Initially, we need to forgive ourselves as a prelude to being able to forgive another. This is a hard enough task for most people. without self-love, we will struggle with forgiving our parents.

Most of us are unlikely to be tasked with forgiving a murderer, or other cruel and sadistic damaged humans. More than likely it will be related to forgiving a parent or carer from our youth. and the suppression of our anger will be the price we paid at the time. It is important to forgive them if we are to re-own our righteous anger.

Remember Anger is another word for self-worth and the defining of our boundaries which we are willing to protect at any cost.

How do we forgive a parent/carer? Well, with great difficulty, we harbor a lot of pain and that needs to be experienced and released. We then need to appreciate that our parents are the result of their parents and so forth. We have all been damaged by the previous generation, they more than likely did their best for us within their limitations. But I assure you that within their psyche there was a part that truly loved you.
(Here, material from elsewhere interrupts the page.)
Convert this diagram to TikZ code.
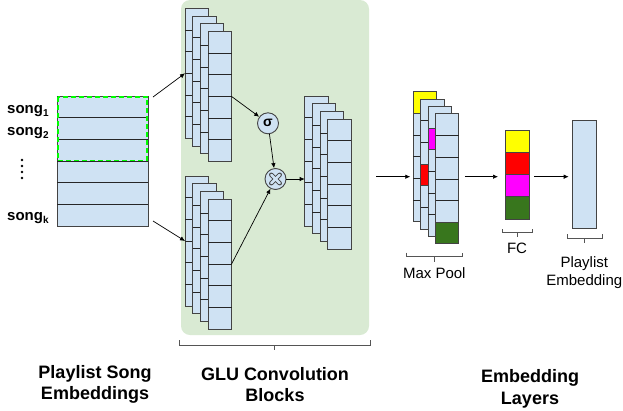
\documentclass[tikz,border=0pt]{standalone}
\usepackage{fontspec}
\setmainfont{Liberation Sans}
\usetikzlibrary{calc,arrows.meta}

\definecolor{cellblue}{HTML}{CFE2F3}
\definecolor{edge}{HTML}{434343}
\definecolor{panel}{HTML}{D9EAD3}
\definecolor{hlyellow}{HTML}{FFFF00}
\definecolor{hlred}{HTML}{FF0000}
\definecolor{hlmagenta}{HTML}{FF00FF}
\definecolor{hlgreen}{HTML}{38761D}
\definecolor{bracegray}{HTML}{555555}
\definecolor{selgreen}{HTML}{00FF00}

\tikzset{
  layer/.style={draw=edge, fill=cellblue, line width=0.9pt, minimum width=23.4pt,
    minimum height=130pt, inner sep=0pt, outer sep=0pt, anchor=north west},
  rowline/.style={draw=black!85, line width=0.8pt},
  arr/.style={-{Latex[length=5pt,width=4.5pt]}, line width=0.7pt, black},
  op/.style={circle, draw=edge, fill=cellblue, line width=0.9pt, minimum size=21pt, inner sep=0pt},
  bracket/.style={draw=bracegray, line width=0.8pt},
  title/.style={font=\fontsize{18}{21.7}\selectfont\bfseries, align=center},
  small/.style={font=\fontsize{15}{18.4}\selectfont, align=center},
  songlbl/.style={font=\fontsize{15}{16}\selectfont\bfseries, anchor=base west, inner sep=0pt},
  fccell/.style={draw=edge, line width=0.9pt, minimum width=24pt, minimum height=22.25pt,
    inner sep=0pt, outer sep=0pt, anchor=north west},
}

% four overlapping feature-map sheets, each split into six cells
\newcommand{\fmapstack}[3]{% name, left, top of the back sheet
  \foreach \k in {0,...,3}{
    \node[layer] (#1-\k) at ({#2+7.7*\k},{#3+7.7*\k}) {};
    \foreach \r in {1,...,5}
      \draw[rowline] ($(#1-\k.north west)+(0,{\r*21.67})$) -- ++(23.4,0);
  }
}
\newcommand{\sidx}[1]{\raisebox{-3.5pt}{\fontsize{10}{10}\selectfont #1}}

\begin{document}
\begin{tikzpicture}[x=1pt,y=-1pt]
\useasboundingbox (0,0) rectangle (623,410);

% GLU panel
\fill[panel, rounded corners=9pt] (181,0) rectangle (369,335);

% song embedding matrix
\node[layer, minimum width=91pt, minimum height=130pt] (song) at (57,96) {};
\foreach \r in {1,...,5}
  \draw[rowline] ($(song.north west)+(0,{\r*21.67})$) -- ++(91,0);
\draw[selgreen, line width=1.6pt, dash pattern=on 5pt off 3pt] (57.8,96.8) rectangle (147.2,160.3);

\node[songlbl] (s1) at (7,113) {song\sidx{1}};
\node[songlbl] (s2) at (7,135) {song\sidx{2}};
\node[songlbl] (sk) at (7,220) {song\sidx{k}};
\foreach \i in {0,...,3} \fill (22,{160+6*\i}) circle (1.3pt);

% convolution stacks
\fmapstack{t}{185}{8.3}
\fmapstack{b}{185}{176}
\fmapstack{o}{304.7}{96}

% gate operators
\node[op] (sig) at (268,123.3) {\fontsize{14}{14}\selectfont\bfseries σ};
\node[op] (mul) at (275.5,179) {};
\foreach \a in {45,135}
  \draw[edge, line width=4.4pt, line cap=round] ($(mul)+(\a:6)$) -- ($(mul)+(\a+180:6)$);
\foreach \a in {45,135}
  \draw[cellblue, line width=2.6pt, line cap=round] ($(mul)+(\a:6)$) -- ($(mul)+(\a+180:6)$);

% max pool stack with the selected cells
\foreach \k/\c/\col in {0/0/hlyellow,1/3/hlred,2/1/hlmagenta,3/5/hlgreen}{
  \node[layer] (p-\k) at ({413.3+7.4*\k},{91.7+7.4*\k}) {};
  \foreach \r in {1,...,5}
    \draw[rowline] ($(p-\k.north west)+(0,{\r*21.67})$) -- ++(23.4,0);
  \draw[fill=\col, draw=edge, line width=0.9pt] ($(p-\k.north west)+(0,{\c*21.67})$) rectangle ++(23.4,21.67);
}

% fully connected layer
\node[fccell, fill=hlyellow]  (fc-1) at (505,130) {};
\node[fccell, fill=hlred]     (fc-2) at (505,152.25) {};
\node[fccell, fill=hlmagenta] (fc-3) at (505,174.5) {};
\node[fccell, fill=hlgreen]   (fc-4) at (505,196.75) {};

% playlist embedding
\node[layer, minimum width=24pt, minimum height=108.3pt] (emb) at (572.7,120) {};

% connectors
\coordinate (songA) at (153,97);
\coordinate (songB) at (153,221);
\coordinate (lv) at (0,176.7);
\coordinate (poolIn) at (376,176.7);
\draw[arr] (songA) -- (t-0.west);
\draw[arr] (songB) -- (b-0.west);
\draw[arr] ($(t-3.north east)+(0,65)$) -- (sig);
\draw[arr] (sig) -- (mul);
\draw[arr] ($(b-3.north east)+(0,65)$) -- (mul);
\draw[arr] (mul) -- (mul -| o-0.west);
\draw[arr, shorten >=3pt] (poolIn) -- (poolIn -| p-0.west);
\draw[arr, shorten <=6pt, shorten >=7pt] (p-3.east |- lv) -- (fc-2.west |- lv);
\draw[arr, shorten <=5pt, shorten >=4pt] (fc-2.east |- lv) -- (emb.west |- lv);

% brackets
\draw[bracket] (179,340) -- (179,345) -- (370,345) -- (370,340) (274.6,345) -- (274.6,350);
\draw[bracket] (406,252.7) -- (406,256.7) -- (462.7,256.7) -- (462.7,252.7) (434.3,256.7) -- (434.3,261.7);
\draw[bracket] (502.3,229) -- (502.3,232.7) -- (532.7,232.7) -- (532.7,229) (517,232.7) -- (517,236.7);
\draw[bracket] (567.3,234) -- (567.3,238.3) -- (602.3,238.3) -- (602.3,234) (584.3,238.3) -- (584.3,242.7);

% labels
\node[small] (l-pool) at (434.3,273.3) {Max Pool};
\node[small] (l-fc) at (517,248.3) {FC};
\node[small] (l-emb) at (584.3,272.5) {Playlist\\Embedding};

\node[title] (t-song) at (95,384.5) {Playlist Song\\Embeddings};
\node[title] (t-glu) at (275,384.5) {GLU Convolution\\Blocks};
\node[title] (t-emb) at (530,389) {Embedding\\Layers};
\end{tikzpicture}
\end{document}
Look at yourself, you are damaged, there are parts of you you dislike, and there is a part of you that loves your children. Your parents were probably even more dysfunctional than you, there will nevertheless be a part of them that truly loved you.

To forgive does not imply condoning someone’s behavior. We forgive because we place ourselves in their shoes and appreciate that they are broken, as we all are. But they may be too broken for us to continue any involvement with them for it is important to value ourselves first.